One does not easily earn the "Voice of God" moniker, but when it came to Roy Steele, nothing else would do. 

The long-time public address announcer for the A's passed away Thursday at his home in Auburn, leaving behind a tremendous legacy as one of the most recognizable voices in the history of the game. The A's released a team statement acknowledging his vast contributions to the history of the franchise.

"As the PA voice of the A’s for nearly four decades, his booming baritone filled the Coliseum from the Mustache Gang to Billy Ball, the Bash Brothers and Moneyball," the statement said. "Beloved by all, he touched the lives of generations of A’s fans. We send our heartfelt condolences to his family and loved ones."

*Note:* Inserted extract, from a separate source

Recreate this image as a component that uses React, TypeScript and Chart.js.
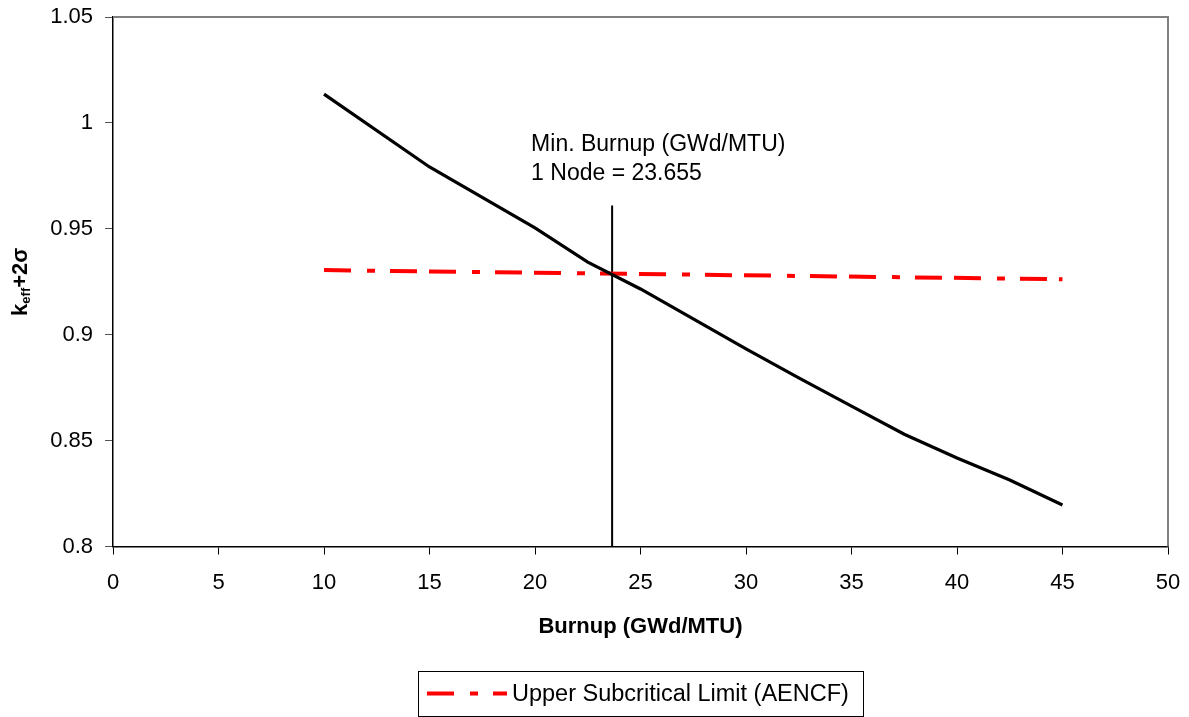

Steele began his tenure as the A's PA announcer starting in 1968 and remained in the position through 2005, though he did make occasional appearances during the 2007-08 season. He covered over 3,000 A's games, including six World Series and an All-Star Game. Throughout his 38 years at the helm, he only missed five days of work.

[RELATED: A's might have to delay targeted 2023 ballpark opening]

His death comes during a sad week for the Oakland franchise. On Sunday, Chester Farrow, who operated the scoreboard at the Coliseum for over 50 years, passed away at the age of 77.

Whenever MLB resumes, one would imagine both longtime employees will be honored.